Este texto é a continuação da análise iniciada na crítica de “O Menino que Matou Meus Pais”.

Nesse filme, a narrativa se desenrola a partir dos relatos de Daniel no julgamento. Quase sempre estamos assistindo aos mesmos fatos mostrados no outro longa-metragem, mas agora na perspectiva dele. E assim, se explicita como as defesas de Suzane e do namorado buscaram atribuir um ao outro a condição de mente por trás do crime. Ao contrário da outra obra, aqui o jovem é apresentado como um rapaz gentil, sem qualquer pretensão de aproveitar-se do dinheiro da namorada.

Ao interpretá-lo nessa versão, o ator Leonardo Bittencourt imprime quase sempre uma postura compreensiva, preocupada e cuidadosa. O problema é que perto do final do filme, quando a Suzane consegue convencer Daniel a cometer os assassinatos, a mudança de postura parece muito brusca, pois o roteiro faz um rapaz que estava choramingando pelos cantos ganhar um repentino olhar de raiva.

Por sua vez, Carla Diaz agora vive uma jovem irritada e desaforada. O olhar da atriz segue sendo um dos pontos fortes de sua atuação, mas dessa vez de uma forma diferente, pois ela parece vislumbrar não o que está diante dos seus olhos, mas os pensamentos sanguinários de Suzane. Em um dos raros acertos desses dois filmes, a narrativa sabe ir escalando a raiva da personagem pelos pais, além de apresentar a motivação para esse ódio.

Outro personagem que possui uma mudança significativa é o Manfred (Leonardo Medeiros). Antes visto meramente como um homem sério e abastado, ele agora é apresentado como um sujeito grosseiro, especialmente quando está embriagado. Por sua vez, em um detalhe que pode ter passado despercebido por muitos, o pai de Daniel agora bebe suco no almoço, no intuito de demonstrar que a família Cravinhos era totalmente sóbria.

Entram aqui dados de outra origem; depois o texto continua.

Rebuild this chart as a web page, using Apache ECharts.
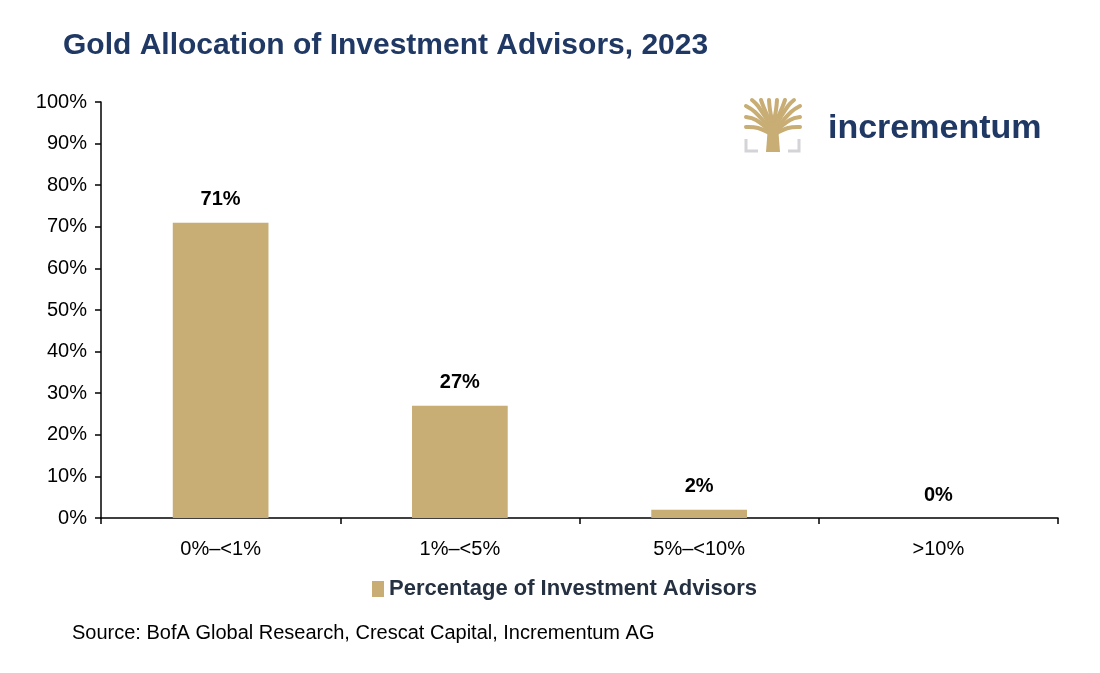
<!DOCTYPE html>
<html>
<head>
<meta charset="utf-8">
<script src="https://cdn.jsdelivr.net/npm/echarts@6/dist/echarts.min.js"></script>
<style>
html,body{margin:0;padding:0;background:#fff;}
#chart{width:1100px;height:673px;}
</style>
</head>
<body>
<div id="chart"></div>
<script>
const categories = ['0%–<1%', '1%–<5%', '5%–<10%', '>10%'];
const advisorShare = [71, 27, 2, 0];
const seriesName = 'Percentage of Investment Advisors';
const yTicks = [0, 10, 20, 30, 40, 50, 60, 70, 80, 90, 100];

const gold = '#c8ad74';
const navy = '#1f3864';
const FONT = 'Liberation Sans, Arial, sans-serif';

const chart = echarts.init(document.getElementById('chart'), null, {renderer: 'canvas'});

// simplified tree logo
const treeBranches = [
  [[771,134],[758,128],[746,127]],
  [[771,132],[756,120],[746,117]],
  [[771,130],[755,112],[746,106]],
  [[772,128],[758,106],[752,100]],
  [[772,126],[764,108],[761,100]],
  [[773,126],[770,110],[769,100]],
  [[773,126],[776,110],[777,100]],
  [[774,126],[782,108],[785,100]],
  [[774,128],[788,106],[794,100]],
  [[775,130],[791,112],[800,106]],
  [[775,132],[790,120],[800,117]],
  [[775,134],[788,128],[800,127]]
];
const logoGraphics = treeBranches.map(pts => ({
  type: 'polyline',
  shape: {points: pts, smooth: 0.4},
  style: {stroke: gold, lineWidth: 4, fill: null, lineCap: 'round'}
}));
logoGraphics.push(
  {type: 'polygon', shape: {points: [[766,152],[780,152],[778,126],[768,126]]}, style: {fill: gold}},
  {type: 'polyline', shape: {points: [[746,139],[746,151],[758,151]]}, style: {stroke: '#d4d4d8', lineWidth: 3, fill: null}},
  {type: 'polyline', shape: {points: [[788,151],[799,151],[799,139]]}, style: {stroke: '#d4d4d8', lineWidth: 3, fill: null}},
  {type: 'text', left: 828, top: 112, style: {text: 'incrementum', font: 'bold 34px ' + FONT, fill: navy}}
);

chart.setOption({
  animation: false,
  backgroundColor: '#fff',
  title: {
    text: 'Gold Allocation of Investment Advisors, 2023',
    left: 58, top: 26,
    textStyle: {fontFamily: FONT, fontSize: 30, fontWeight: 'bold', color: navy}
  },
  grid: {left: 101, right: 42, top: 102, bottom: 155, containLabel: false},
  legend: {
    data: [seriesName],
    left: 367, top: 573,
    itemWidth: 12, itemHeight: 16, itemGap: 6,
    icon: 'rect',
    textStyle: {fontFamily: FONT, fontSize: 22, fontWeight: 'bold', color: '#253040'}
  },
  xAxis: {
    type: 'category',
    data: categories,
    axisLine: {lineStyle: {color: '#000', width: 1.5}},
    axisTick: {show: true, alignWithLabel: false, length: 6, lineStyle: {color: '#000', width: 1.5}},
    axisLabel: {fontFamily: FONT, fontSize: 20, color: '#000', margin: 21}
  },
  yAxis: {
    type: 'value',
    min: 0, max: 100, interval: 10,
    axisLine: {show: true, lineStyle: {color: '#000', width: 1.5}},
    axisTick: {show: true, length: 6, lineStyle: {color: '#000', width: 1.5}},
    splitLine: {show: false},
    axisLabel: {fontFamily: FONT, fontSize: 20, color: '#000', margin: 14,
      formatter: v => yTicks.includes(v) ? v + '%' : ''}
  },
  series: [{
    name: seriesName,
    type: 'bar',
    data: advisorShare,
    barWidth: '40%',
    itemStyle: {color: gold},
    label: {
      show: true, position: 'top', distance: 13,
      formatter: p => p.value + '%',
      fontFamily: FONT, fontSize: 20, fontWeight: 'bold', color: '#000'
    }
  }],
  graphic: logoGraphics.concat([
    {type: 'text', left: 72, top: 623, style: {text: 'Source: BofA Global Research, Crescat Capital, Incrementum AG', font: '20px ' + FONT, fill: '#000'}}
  ])
});
</script>
</body>
</html>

Mas a verdade é que nenhuma dessas versões mudam um fato: Manfred e Marísia von Richthofen foram assassinados na noite de 31 de outubro de 2002. Nessa história, não importa quem ofereceu a maconha, quem pagava as contas no restaurante ou se a vítima também se relacionava com uma amiga.

A trama precisou de dois filmes para apresentar histórias que não são verdadeiras, pois a realidade é uma sobreposição de alguns aspectos reais das duas narrativas, além daquilo que foi apresentado pela promotoria. O que assistimos nas duas horas e cinquenta minutos dessas obras é fruto de tentativas desesperadas das defesas de reduzir a pena de seus clientes. Sabiamente, o júri não se enganou com nenhuma dessas versões.

Por fim, caro leitor, outro aspecto relativo a esses filmes que me incomodam bastante são as palavras “menino” e “menina”. No Brasil, há uma cultura de amenizar crimes cometidos por jovens brancos e de origem abastada, sempre com uma retórica de que suas atitudes decorriam de mera imaturidade. O uso dessas palavras nos títulos ajuda a reforçar essa prática.